Protesters push for gun-control legislation
A group of protesters gathered in front of the Unionville office of Rep. Joe Pitts on Aug. 21 to press for stronger gun-control legislation.
By John Chambless
A group of sign-carrying protesters stood in front of the Unionville office of Rep. Joe Pitts on Aug. 21 to push for expanded background checks for gun purchases.
Twenty-three people turned out for the noon event. Many were members of Organizing for Action (OFA), a non-partisan organization of more than 3 million people who work on issues of job creation, strengthening the middle class, gun violence prevention, immigration reform and measures to combat climate change.
On Wednesday, there were three simultaneous regional events sponsored by OFA-PA in support of H.R. 1565, a bipartisan bill that was introduced in the House in April and seeks more stringent background checks for anyone purchasing a gun, particularly sales at gun shows or over the internet. The resolution has also been known as the Public Safety and Second Amendment Rights Protection Act of 2013.
A group from OFA-PA was also at the Exton office of Rep. Jim Gerlach, and a group was at the Thorndale train station to thank Rep. Pat Meehan for his announced support of the resolution. Pitts was not in his office during the event.

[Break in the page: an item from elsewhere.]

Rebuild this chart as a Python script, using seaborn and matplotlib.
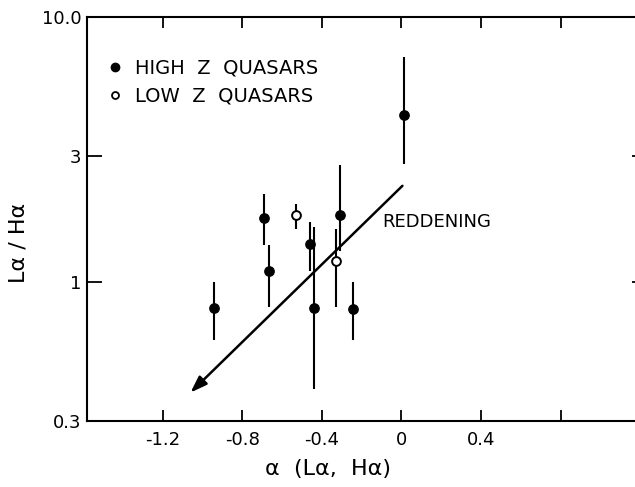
import seaborn as sns
import pandas as pd
import matplotlib.pyplot as plt
from matplotlib.lines import Line2D

# datos
alpha = [-0.94, -0.69, -0.663, -0.53, -0.46, -0.44, -0.33, -0.31, -0.245, 0.015]
ratio = [0.80, 1.75, 1.10, 1.80, 1.40, 0.80, 1.20, 1.80, 0.79, 4.26]
err_low = [0.607, 1.38, 0.81, 1.59, 1.10, 0.397, 0.81, 1.31, 0.607, 2.79]
err_high = [1.00, 2.15, 1.38, 1.98, 1.69, 1.61, 1.59, 2.77, 1.00, 7.08]
grupo = ["high", "high", "high", "low", "high", "high", "low", "high", "high", "high"]

# flecha de enrojecimiento
red_start = [0.005, 2.31]
red_end = [-1.06, 0.384]
red_text = [-0.095, 1.69]

xticks = [-1.2, -0.8, -0.4, 0, 0.4, 0.8]
xticklabels = ["-1.2", "-0.8", "-0.4", "0", "0.4", ""]
yticks = [0.3, 1, 3, 10]
yticklabels = ["0.3", "1", "3", "10.0"]

df = pd.DataFrame({"alpha": alpha, "ratio": ratio, "lo": err_low, "hi": err_high, "grupo": grupo})

sns.set_style("ticks")
plt.rcParams["font.family"] = ["DejaVu Sans"]
for k in ["text.color", "axes.labelcolor", "xtick.color", "ytick.color", "axes.edgecolor"]:
    plt.rcParams[k] = "black"

fig = plt.figure(figsize=(6.35, 4.87), dpi=100)
ax = fig.add_axes([87 / 635, 66 / 487, 560 / 635, 404 / 487])

# barras de error
ax.vlines(df["alpha"], df["lo"], df["hi"], color="black", lw=1.5, zorder=2)

sns.scatterplot(data=df[df["grupo"] == "high"], x="alpha", y="ratio", ax=ax,
                color="black", edgecolor="black", s=45, linewidth=1, zorder=3)
sns.scatterplot(data=df[df["grupo"] == "low"], x="alpha", y="ratio", ax=ax,
                color="white", edgecolor="black", s=40, linewidth=1.4, zorder=3)

ax.annotate("", xy=red_end, xytext=red_start,
            arrowprops=dict(arrowstyle="-|>,head_length=1.0,head_width=0.35",
                            color="black", lw=1.8, shrinkA=0, shrinkB=0))
ax.text(red_text[0], red_text[1], "REDDENING", fontsize=13, ha="left", va="center")

ax.set_yscale("log")
ax.set_xlim(-1.58, 1.234)
ax.set_ylim(0.3, 10)
ax.set_xticks(xticks)
ax.set_xticklabels(xticklabels)
ax.set_yticks(yticks)
ax.set_yticklabels(yticklabels)
ax.minorticks_off()

for s in ax.spines.values():
    s.set_linewidth(1.5)
ax.tick_params(axis="x", direction="in", length=8, width=1.3, top=True, labelsize=13, pad=7)
ax.tick_params(axis="y", direction="in", length=11, width=1.3, right=True, labelsize=13, pad=4)

ax.set_xlabel("α  (Lα,  Hα)", fontsize=16)
ax.set_ylabel("Lα / Hα", fontsize=16)
ax.xaxis.set_label_coords(0.43, -0.095)
ax.yaxis.set_label_coords(-0.105, 0.44)

handles = [
    Line2D([], [], ls="none", marker="o", ms=6, mfc="black", mec="black"),
    Line2D([], [], ls="none", marker="o", ms=5, mfc="white", mec="black", mew=1.3),
]
ax.legend(handles, ["HIGH  Z  QUASARS", "LOW  Z  QUASARS"], loc="upper left",
          frameon=False, fontsize=14, handlelength=0.8, handletextpad=0.6,
          labelspacing=0.45, bbox_to_anchor=(0.005, 0.94))

fig.savefig("out.png", dpi=100)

Holding signs and facing passing cars, the group got mostly honks and thumbs-up signs from drivers.
Harold Leonard of Parkesburg said before the event that he had lost two brothers to gun violence -- one in 1971 and one in 1991. Leonard noted that he's a veteran and does not support taking anyone's gun away from them, but he is seeking some measure of control over purchases. In a nation that's already awash in unregistered guns, the task might seem overwhelming.
"It has to begin somewhere," Leonard said. "If we don't do anything, nothing will ever get done.
I'm taking a stand. It's time to start a conversation. These groups like the NRA and the Tea Party want to frighten Americans, telling them that we want to take away their guns. What we're talking about are things like assault rifles. What do you need them for?"
Joe Kowalski, who said he is a gun owner and veteran, said H.R. 1565 "doesn't constrain gun owners. But there's no reason for anyone to have a gun with a magazine that holds 30 or 60 rounds. The only purpose of those is to kill as many people as possible."
Those in opposition to more stringent gun control measures are "afraid of government tyranny," Kowalski continued. "They want to keep their guns in case the government comes after them. Clearly, the U.S. government has outlawed possession of certain weapons of mass destruction by private citizens. But I don't think it should be legal to own a rocket launcher. It's just common sense. You can never make everybody totally safe, but you can be smarter, and not pander to the gun lobbyists and the gun manufacturers."
After half an hour, the group in Unionville held hands in a reflection of solidarity similar to the "Hands Across America" campaign of 1986. Then Josh Maxwell, the mayor of Downingtown, spoke briefly to the group. He recalled a 2010 shooting in Downingtown and said that background checks could better protect people in situations of domestic violence.
"Background checks are such an obvious thing," Maxwell said. "They would prevent someone from buying a gun on Craigslist, for example. Joe Pitts, and anyone else, can't argue with that.
"As a mayor, I'm concerned about this issue, because people's lives literally are at stake," Maxwell added. "We need to keep talking, and keep the pressure on, to make these people try to defend an indefensible position."